Job draws a striking connection between how we treat suffering people and our reverence for God — to abandon a hurting friend is a spiritual failure, not just a relational one. This verse cuts in two directions: it may convict you of times you have kept your distance from someone in deep pain, or it may validate the loneliness you have felt when others pulled away from your suffering. True fear of God shows itself in tenderhearted presence with those who are broken.
Job 6:24 (ESV)
"Teach me, and I will be silent; make me understand how I have gone wrong."
Even in his anguish, Job remains genuinely open to correction — he is not claiming sinless perfection but demanding actual evidence rather than assumption. This is a model of humble authenticity: Job refuses both false guilt and defensive pride. As you walk through your own trials, this verse invites you to hold that same tension — willing to be corrected by God's truth, but unwilling to accept condemnation that is not rooted in truth.
🔑
  • The legitimacy of honest lamentation before God
  • The failure of hollow or presumptuous comfort
  • Faithfulness and integrity in suffering
💬
  1. Have you ever felt that your grief or pain was 'too much' to bring honestly before God — and what does Job's raw honesty in this chapter say to that feeling in you personally?
  2. Job's friends offered counsel that sounded wise but lacked genuine compassion. Can you think of a time when someone's words, though perhaps well-intentioned, felt like salt in a wound rather than a balm? How did that shape the way you process pain?
  3. Job 6:14 links showing kindness to a suffering friend with the fear of God. Is there someone in your life right now who is carrying a heavy burden, and what would it look like for you to be truly present with them this week rather than offering quick answers?
  4. Job is honest about wanting to die and be released from his suffering. Have you ever reached a point of spiritual or emotional exhaustion where you simply wanted your circumstances to end? How do you bring that kind of desperation to God rather than shutting Him out?

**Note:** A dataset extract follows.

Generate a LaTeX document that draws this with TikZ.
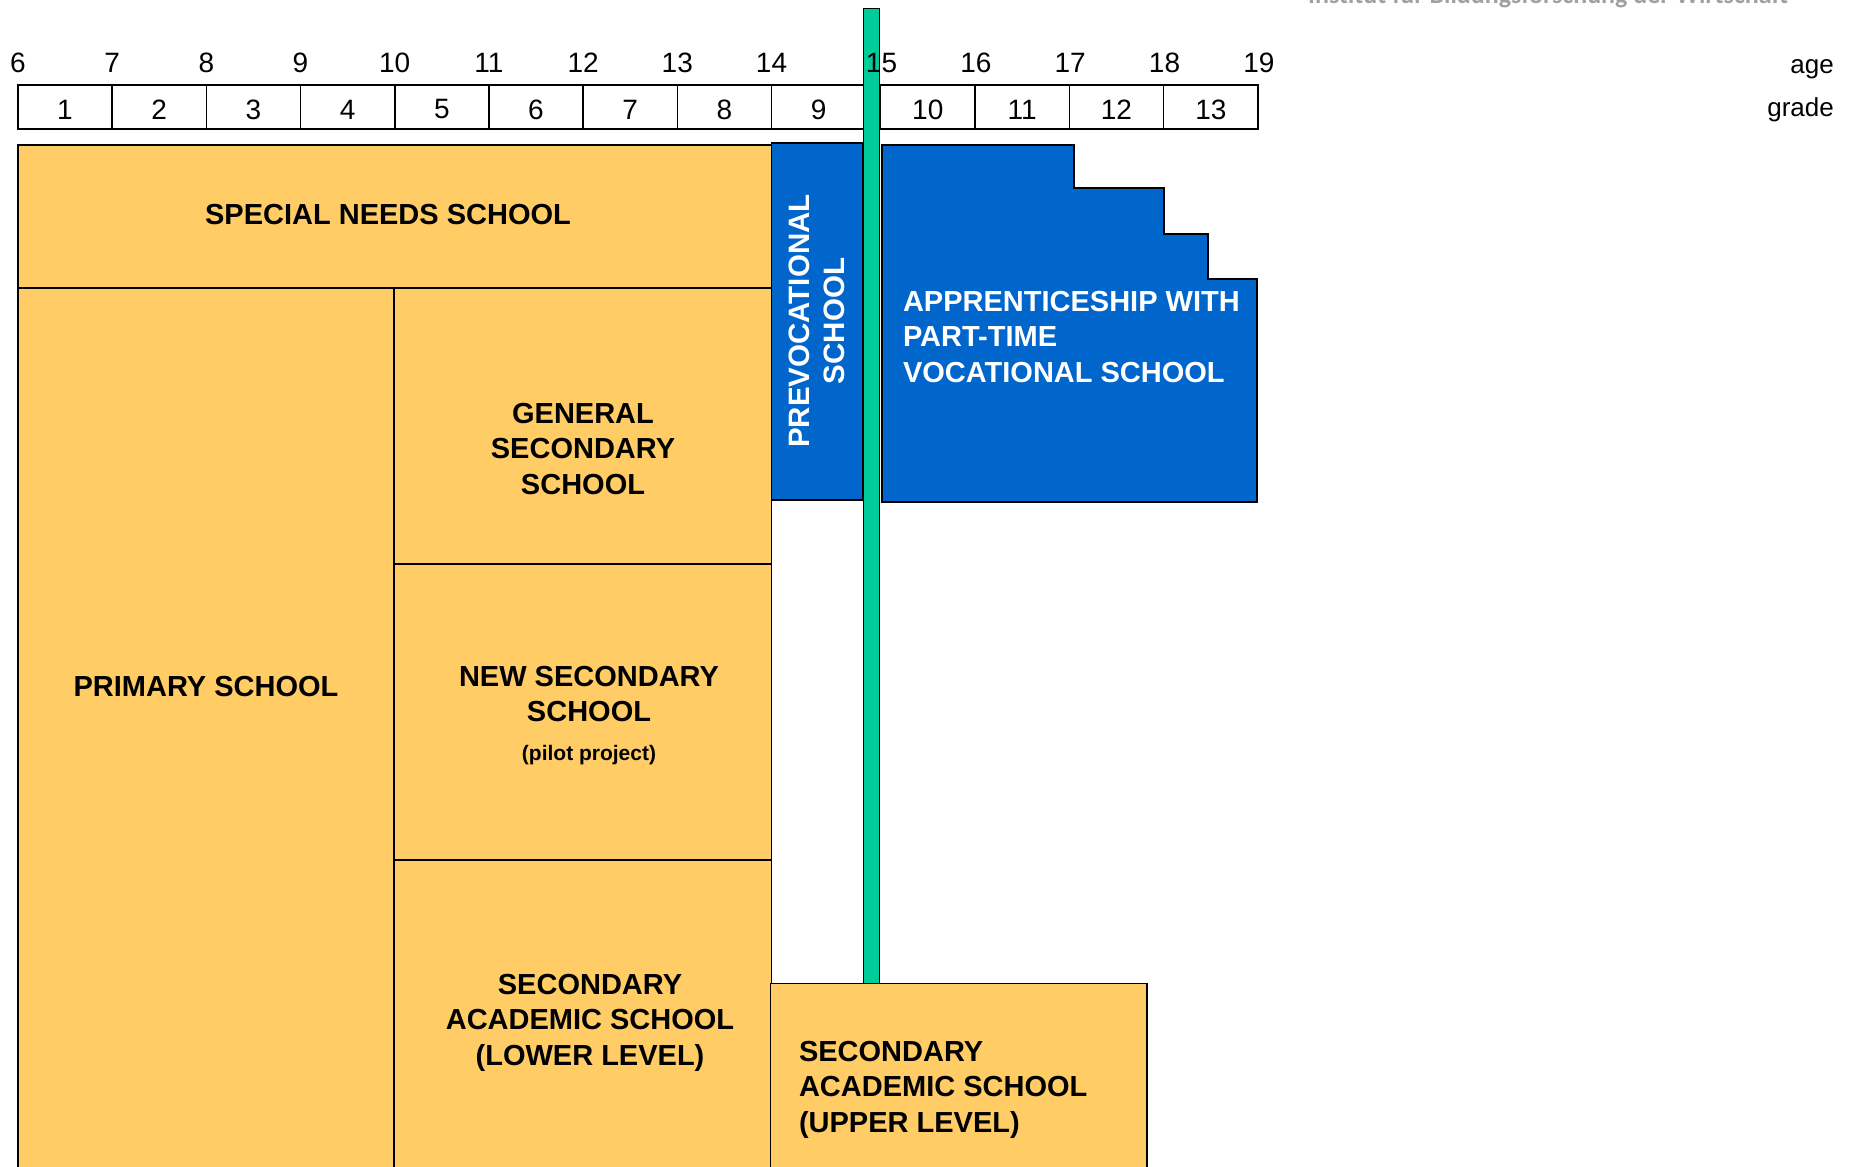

  5. In verse 24, Job says 'teach me and I will be silent' — he is open to correction but asks for it to be grounded in truth. How do you personally discern the difference between the Holy Spirit convicting you of genuine sin and the enemy (or other people) piling on false guilt during a hard season?
🌱
This week, give yourself permission to bring one specific, unfiltered burden to God in prayer — not polished or edited, but honest. Write it out in a journal if it helps, and trust that God, who held space for Job's anguish, can hold yours too.
Identify one person in your life who may be in a season of deep suffering and reach out to them this week with no agenda to fix or explain — simply to be present, to listen, and to let them know they are not abandoned.
🙏
Father, thank You that Your Word is big enough to hold my honest pain and that You are never threatened by my tears or my desperate questions. Like Job, I sometimes carry weights that feel impossible to explain, and I ask You to meet me in those places with Your presence rather than easy answers. Teach me to fear You not just in my worship but in the way I treat others who are suffering around me, and give me the courage to be both honest before You and humble enough to be corrected by Your truth. In Jesus name, Amen.